Idea 1
Decentralizing Trust and Rewriting Money
How can you trust a currency when you no longer trust the institutions behind it? In The Age of Cryptocurrency, Paul Vigna and Michael Casey argue that our financial system runs on layers of mediated trust—banks, governments, and clearinghouses—that both grease the wheels of commerce and expose us to failure. Bitcoin emerges as a radical proposition: to replace institutional trust with mathematical verification, to decentralize not just money but the architecture of confidence itself.
The book traces how bitcoin’s invention sits at the intersection of technology, history, and politics. From Mesopotamian ledgers to the 2008 crisis, every monetary era has balanced two forces—trust and control. Bitcoin reshuffles that equation. It turns code into law, enabling strangers to transact without intermediaries, anchoring value to open consensus rather than decree.
From Crisis to Code
Vigna and Casey open with a problem familiar to anyone watching modern finance: when centralized trust collapses, chaos follows. Argentina’s bank freezes and America’s 2008 bailouts revealed how the public’s savings and faith rest on frail political scaffolding. For people like journalist Michael Casey, who lived through capital controls in Buenos Aires, this fragility was personal. Bitcoin was born as an antidote—Satoshi Nakamoto’s eight-page white paper appeared mere weeks after the peak of the financial meltdown, a proposal for “peer-to-peer electronic cash” that could outlast institutional betrayal.
The Historical Arc: From Ledgers to Blockchains
The authors remind you that money’s story is really a story of ledgers. Ancient scribes etched obligations in clay; Renaissance bankers recorded bills of exchange; central banks managed global clearinghouses. Each step created new power centers. Bitcoin’s blockchain flips that logic by distributing the ledger to thousands of nodes. Instead of a trusted middleman reconciling accounts, you let the network itself verify every transaction.
The mechanism is elegantly simple: miners compete to seal transaction blocks using proof-of-work, converting computational labor into economic security. The system rewards honesty because falsifying history would require controlling most of the world’s computing power. Trust moves from human institutions to cryptography. For the first time, value can move online like email—without needing someone to approve the send button.
Currency and Protocol
To grasp bitcoin’s double nature, you must split it in two. bitcoin (lowercase) is the volatile digital asset that speculators trade; Bitcoin (uppercase) is the underlying open-source protocol that powers the global ledger. Evaluate only the first and you fixate on price charts; study the second and you start seeing a potential operating system for trust itself—one that could support financial contracts, ID systems, and governance models.
But even here lies tension. As a currency, bitcoin struggles with volatility and limited merchant use. As a protocol, it sparks experiments well beyond finance, from land registries to smart contracts. Its genius is architectural: it lets developers imagine decentralized systems that can outlive their founders.

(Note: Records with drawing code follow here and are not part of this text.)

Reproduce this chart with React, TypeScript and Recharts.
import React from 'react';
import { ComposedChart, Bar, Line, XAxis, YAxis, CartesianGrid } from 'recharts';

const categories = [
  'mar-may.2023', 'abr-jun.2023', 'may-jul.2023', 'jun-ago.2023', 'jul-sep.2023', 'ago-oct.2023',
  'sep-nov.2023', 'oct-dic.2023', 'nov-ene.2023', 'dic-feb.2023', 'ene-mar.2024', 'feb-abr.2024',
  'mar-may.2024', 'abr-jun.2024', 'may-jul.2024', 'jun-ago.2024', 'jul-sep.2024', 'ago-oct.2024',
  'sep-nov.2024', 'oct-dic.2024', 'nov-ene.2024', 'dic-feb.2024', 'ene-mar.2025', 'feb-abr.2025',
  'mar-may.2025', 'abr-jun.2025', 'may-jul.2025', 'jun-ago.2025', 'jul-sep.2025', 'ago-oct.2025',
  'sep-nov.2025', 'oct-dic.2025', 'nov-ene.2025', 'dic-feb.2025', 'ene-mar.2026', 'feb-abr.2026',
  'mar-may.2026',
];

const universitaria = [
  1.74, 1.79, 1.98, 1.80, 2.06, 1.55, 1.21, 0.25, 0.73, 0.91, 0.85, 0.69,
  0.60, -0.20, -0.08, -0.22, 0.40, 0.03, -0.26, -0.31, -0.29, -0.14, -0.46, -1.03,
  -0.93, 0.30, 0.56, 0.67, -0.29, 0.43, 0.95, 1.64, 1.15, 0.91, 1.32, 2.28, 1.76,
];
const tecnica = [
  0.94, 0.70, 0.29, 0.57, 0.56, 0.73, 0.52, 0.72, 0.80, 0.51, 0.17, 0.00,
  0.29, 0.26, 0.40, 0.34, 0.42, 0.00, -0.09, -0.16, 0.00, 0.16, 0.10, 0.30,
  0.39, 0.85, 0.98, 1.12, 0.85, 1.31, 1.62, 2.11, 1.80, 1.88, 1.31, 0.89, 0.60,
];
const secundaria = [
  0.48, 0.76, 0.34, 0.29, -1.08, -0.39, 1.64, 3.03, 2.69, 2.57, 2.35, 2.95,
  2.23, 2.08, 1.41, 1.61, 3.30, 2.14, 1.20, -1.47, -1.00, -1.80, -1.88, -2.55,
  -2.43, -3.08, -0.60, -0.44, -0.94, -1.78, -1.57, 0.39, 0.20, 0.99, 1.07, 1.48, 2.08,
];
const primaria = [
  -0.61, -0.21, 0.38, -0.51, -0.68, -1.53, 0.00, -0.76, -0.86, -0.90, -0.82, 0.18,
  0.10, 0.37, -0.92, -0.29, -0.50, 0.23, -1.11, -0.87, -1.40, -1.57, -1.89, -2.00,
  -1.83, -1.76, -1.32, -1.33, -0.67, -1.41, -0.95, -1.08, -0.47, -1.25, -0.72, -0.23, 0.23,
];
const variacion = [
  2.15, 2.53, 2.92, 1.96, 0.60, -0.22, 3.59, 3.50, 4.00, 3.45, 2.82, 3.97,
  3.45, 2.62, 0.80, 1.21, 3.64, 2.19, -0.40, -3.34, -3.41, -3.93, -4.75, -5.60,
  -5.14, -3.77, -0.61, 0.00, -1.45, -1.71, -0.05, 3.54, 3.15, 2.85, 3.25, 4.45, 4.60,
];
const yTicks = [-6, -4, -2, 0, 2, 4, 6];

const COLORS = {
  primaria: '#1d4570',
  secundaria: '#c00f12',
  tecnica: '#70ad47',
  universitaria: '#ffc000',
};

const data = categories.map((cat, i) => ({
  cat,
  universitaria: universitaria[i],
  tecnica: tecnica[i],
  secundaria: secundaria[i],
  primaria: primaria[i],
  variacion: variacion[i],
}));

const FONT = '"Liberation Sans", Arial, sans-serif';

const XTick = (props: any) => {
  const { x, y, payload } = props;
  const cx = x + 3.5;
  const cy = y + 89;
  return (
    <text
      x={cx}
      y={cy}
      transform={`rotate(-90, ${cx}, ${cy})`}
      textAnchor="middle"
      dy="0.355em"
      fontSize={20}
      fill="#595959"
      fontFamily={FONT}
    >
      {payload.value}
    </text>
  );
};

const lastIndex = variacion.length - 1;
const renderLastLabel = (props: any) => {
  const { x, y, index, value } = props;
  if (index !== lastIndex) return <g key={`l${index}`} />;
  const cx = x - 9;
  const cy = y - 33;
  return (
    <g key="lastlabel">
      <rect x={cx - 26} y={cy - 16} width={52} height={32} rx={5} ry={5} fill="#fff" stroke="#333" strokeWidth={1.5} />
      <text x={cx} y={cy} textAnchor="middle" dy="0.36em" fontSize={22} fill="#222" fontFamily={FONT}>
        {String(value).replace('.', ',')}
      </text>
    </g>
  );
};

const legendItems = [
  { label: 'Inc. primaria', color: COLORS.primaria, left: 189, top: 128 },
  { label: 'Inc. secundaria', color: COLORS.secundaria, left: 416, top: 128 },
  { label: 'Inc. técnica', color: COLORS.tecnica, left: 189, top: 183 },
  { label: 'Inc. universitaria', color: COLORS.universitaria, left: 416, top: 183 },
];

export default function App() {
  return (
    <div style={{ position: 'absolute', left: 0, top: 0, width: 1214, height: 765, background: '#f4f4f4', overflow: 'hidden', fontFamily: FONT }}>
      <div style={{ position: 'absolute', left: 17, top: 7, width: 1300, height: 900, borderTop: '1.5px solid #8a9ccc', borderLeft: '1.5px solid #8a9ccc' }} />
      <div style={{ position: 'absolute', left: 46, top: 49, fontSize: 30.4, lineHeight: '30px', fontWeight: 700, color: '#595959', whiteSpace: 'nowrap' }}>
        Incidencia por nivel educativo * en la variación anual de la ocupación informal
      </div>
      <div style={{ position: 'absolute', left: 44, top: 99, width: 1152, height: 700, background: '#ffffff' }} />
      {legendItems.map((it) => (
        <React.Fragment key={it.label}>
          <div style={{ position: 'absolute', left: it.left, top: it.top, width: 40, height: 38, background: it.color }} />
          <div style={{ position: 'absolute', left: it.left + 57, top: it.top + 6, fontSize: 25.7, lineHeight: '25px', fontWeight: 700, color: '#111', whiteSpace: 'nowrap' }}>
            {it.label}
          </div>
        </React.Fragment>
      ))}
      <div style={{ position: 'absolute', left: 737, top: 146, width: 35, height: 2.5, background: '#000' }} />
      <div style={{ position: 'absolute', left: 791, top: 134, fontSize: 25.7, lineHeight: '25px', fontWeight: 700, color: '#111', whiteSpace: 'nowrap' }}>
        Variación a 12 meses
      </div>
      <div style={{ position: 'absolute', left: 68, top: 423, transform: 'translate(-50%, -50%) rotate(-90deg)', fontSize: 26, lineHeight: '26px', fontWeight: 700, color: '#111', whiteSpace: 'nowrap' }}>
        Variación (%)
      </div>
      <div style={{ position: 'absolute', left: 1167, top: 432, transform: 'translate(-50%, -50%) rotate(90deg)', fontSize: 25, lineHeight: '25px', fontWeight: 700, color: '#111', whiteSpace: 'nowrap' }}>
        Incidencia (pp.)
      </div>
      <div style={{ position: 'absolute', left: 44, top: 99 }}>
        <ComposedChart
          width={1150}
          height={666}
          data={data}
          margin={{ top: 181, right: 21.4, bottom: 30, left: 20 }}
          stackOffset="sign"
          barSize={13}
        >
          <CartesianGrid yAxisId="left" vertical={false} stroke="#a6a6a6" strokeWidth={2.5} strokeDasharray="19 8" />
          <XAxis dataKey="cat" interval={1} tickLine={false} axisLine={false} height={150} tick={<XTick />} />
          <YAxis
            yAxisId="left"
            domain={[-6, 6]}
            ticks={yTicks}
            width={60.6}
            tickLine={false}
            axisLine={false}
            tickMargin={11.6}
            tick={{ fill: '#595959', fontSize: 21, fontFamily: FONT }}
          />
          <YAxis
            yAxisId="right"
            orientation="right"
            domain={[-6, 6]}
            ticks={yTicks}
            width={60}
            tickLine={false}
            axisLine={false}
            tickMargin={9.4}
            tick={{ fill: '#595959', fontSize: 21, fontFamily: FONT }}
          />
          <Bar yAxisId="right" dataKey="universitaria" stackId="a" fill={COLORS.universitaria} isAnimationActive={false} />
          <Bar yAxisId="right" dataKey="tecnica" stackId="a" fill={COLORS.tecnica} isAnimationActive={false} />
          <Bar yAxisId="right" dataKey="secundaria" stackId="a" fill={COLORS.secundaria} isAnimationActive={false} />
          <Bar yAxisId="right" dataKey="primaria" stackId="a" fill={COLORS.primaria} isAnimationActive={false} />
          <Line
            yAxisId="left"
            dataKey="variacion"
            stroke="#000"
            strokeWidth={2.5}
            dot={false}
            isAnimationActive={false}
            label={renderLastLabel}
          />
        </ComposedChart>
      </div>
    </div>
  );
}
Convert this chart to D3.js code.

Power, Politics, and the Stakes of Decentralization
Cryptocurrency is not politically neutral. If you cut out banks, you cut out fee collectors, regulators, and economic gatekeepers. Bitcoin thus represents a redistribution of power—away from centralized rent-seekers and toward users who verify by code. A story like Parisa Ahmadi’s in Afghanistan makes this concrete: paid in bitcoin for her online writing, she could receive income without a male intermediary or local bank, achieving financial autonomy unimaginable under traditional finance.
Yet disruption invites resistance. Governments draft “BitLicenses”; the IRS categorizes bitcoin as property; lobbyists push to preserve control. The book argues that each regulatory skirmish reveals a broader battle: whether digital trust will be a public utility shaped by open protocols or an innovation absorbed into legacy financial power.
The Vision and Its Contradictions
The authors never romanticize bitcoin as pure utopia. They see both the liberation and the limits. Mining centralizes; volatility discourages commerce; human error recurs. But they also show how this decentralized infrastructure might be the most ambitious social experiment since the invention of the internet. It challenges not just banks but the very notion that trust must be vertical, instituted rather than mutual.
Core idea
Bitcoin’s deeper message is that trust can be rewritten—not by eliminating it, but by decentralizing it. You no longer ask a bank to vouch for a payment; you verify it through transparent consensus.
In short, Vigna and Casey invite you to read the cryptocurrency revolution as more than a financial fad. It is a redesign of trust itself—a clash between institutional authority and mathematical assurance, between centuries of central control and a future of distributed confidence.